Squaring a Quadrinomial
To square a quadrinomial of the form \( a + b + c + d \), we apply the formula for the square of the sum of four terms:
$$ (a + b + c + d)^2 = a^2 + b^2 + c^2 + d^2 + \\ + 2ab + 2ac + 2ad + 2bc + 2bd + 2cd $$
Where:
- \( a^2, b^2, c^2, \) and \( d^2 \) are the squares of each individual term.
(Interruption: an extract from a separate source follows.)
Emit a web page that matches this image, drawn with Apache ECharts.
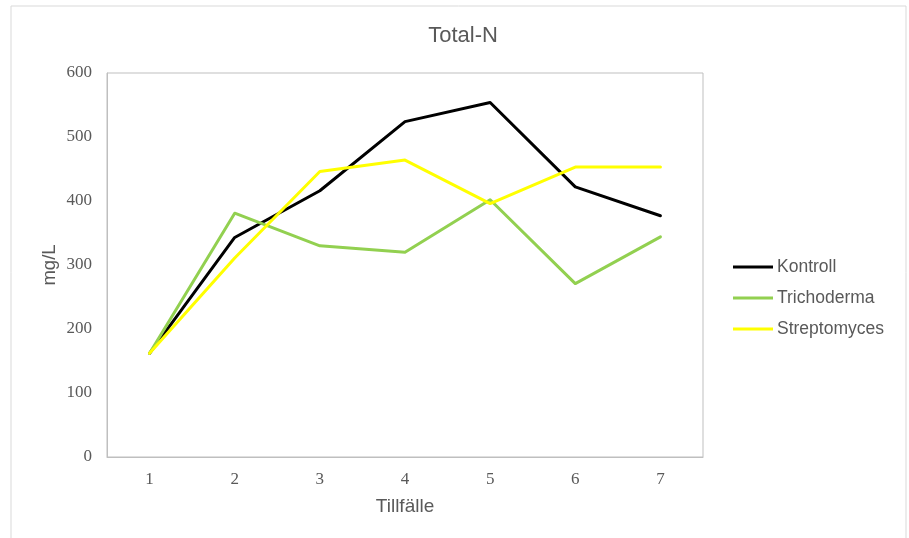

- \( 2ab, 2ac, 2ad, 2bc, 2bd, \) and \( 2cd \) represent the cross terms—each one being twice the product of a distinct pair of terms.
Note.
An alternative method involves rewriting the quadrinomial as the sum of two binomials and applying the identity
(A + B)2 = A2 + 2AB + B2.
For example, let A = (a + b) and B = (c + d):
$$ (a + b + c + d)^2 = ((a + b) + (c + d))^2 $$
$$ = A^2 + 2AB + B^2 $$
Expanding this:
$$ = (a + b)^2 + 2(a + b)(c + d) + (c + d)^2 $$
This leads to the same result as the general formula.
Worked Example
Let’s consider the quadrinomial \( 2 + 3x + y + 5z \). To square it, we follow the general procedure:
$$ (2 + 3x + y + 5z)^2 $$
We compute the square using the formula:
$$ = 2^2 + (3x)^2 + y^2 + (5z)^2 + 2(2)(3x) + 2(2)(y) + 2(2)(5z) + 2(3x)(y) + 2(3x)(5z) + 2(y)(5z) $$
Simplifying each term:
$$ = 4 + 9x^2 + y^2 + 25z^2 + 12x + 4y + 20z + 6xy + 30xz + 10yz $$
This is the fully expanded form of the square of the given quadrinomial.
Proof
To derive the general formula, we start with the square of a quadrinomial:
$$ (a + b + c + d)^2 $$
Which is the product of the expression with itself:
$$ (a + b + c + d)(a + b + c + d) $$
Using distributive multiplication (the distributive property of multiplication over addition), we expand term by term:
$$ a(a + b + c + d) + b(a + b + c + d) + c(a + b + c + d) + d(a + b + c + d) $$
Which yields:
$$ a^2 + ab + ac + ad + ab + b^2 + bc + bd + ac + bc + c^2 + cd + ad + bd + cd + d^2 $$
Now combining like terms:
$$ a^2 + b^2 + c^2 + d^2 + 2ab + 2ac + 2ad + 2bc + 2bd + 2cd $$
And this confirms the expansion of the square of a four-term sum.